Mandatory product stewardship of these priority products will create a level playing field for producers and eliminate the opportunities for ‘free riders’ we have seen in the past.
One of the really exciting things about regulated product stewardship schemes is that, if well-designed, they can incentivise carbon neutral production, bio and eco benign products, and alternative delivery systems which can eliminate the need for more materials or packaging altogether. Regulated product stewardship schemes also can dramatically reduce the variety of problematic materials flowing into and through our economy and entering our ecosystems.
Well-designed schemes will make it a lot easier for us to meet our national targets and regional and international obligations (e.g. to reduce ozone depleting substances, carbon emissions, and persistent organic pollutants). They help us to produce clean, sorted, and high value post-consumption materials which are attractive in currently dwindling international markets.
Essentially, a well designed product stewardship scheme could vastly improve our reputation as a country that reduces and takes care of its own trash rather than dumping it elsewhere.
Mandatory product stewardship means everyone benefits from making and using products. Product stewardship ensures the true cost of a product is reflected in the purchase price. Up until now, these costs have mostly been carried by ratepayers, local authorities, and the environment.
This RNZ interview with Adele Rose of 3R, Marty Hoffart of the Zero Waste Network, and Rachel Barker from Plastics New Zealand has more information about the declaration.

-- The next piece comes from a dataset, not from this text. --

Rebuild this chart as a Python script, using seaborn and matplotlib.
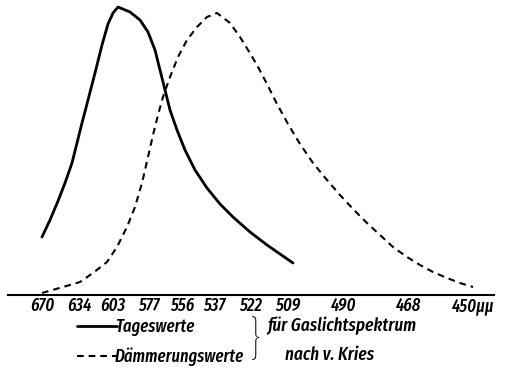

Making the declarations is just the first step. Now what is needed are the developing of ambitious schemes that focus at the top of the zero waste hierarchy (prevention, reduction, reuse, redesign, repair).
Future oriented, innovative, and ambitious schemes must be co-designed including tangata whenua, local and central Government, industry, NGOs, recyclers and zero waste experts, and community and consumer representatives.
Regardless of the work ahead, the Massey University Political Ecology Research Centre is celebrating, as it means Aotearoa is one step closer to a zero waste economy.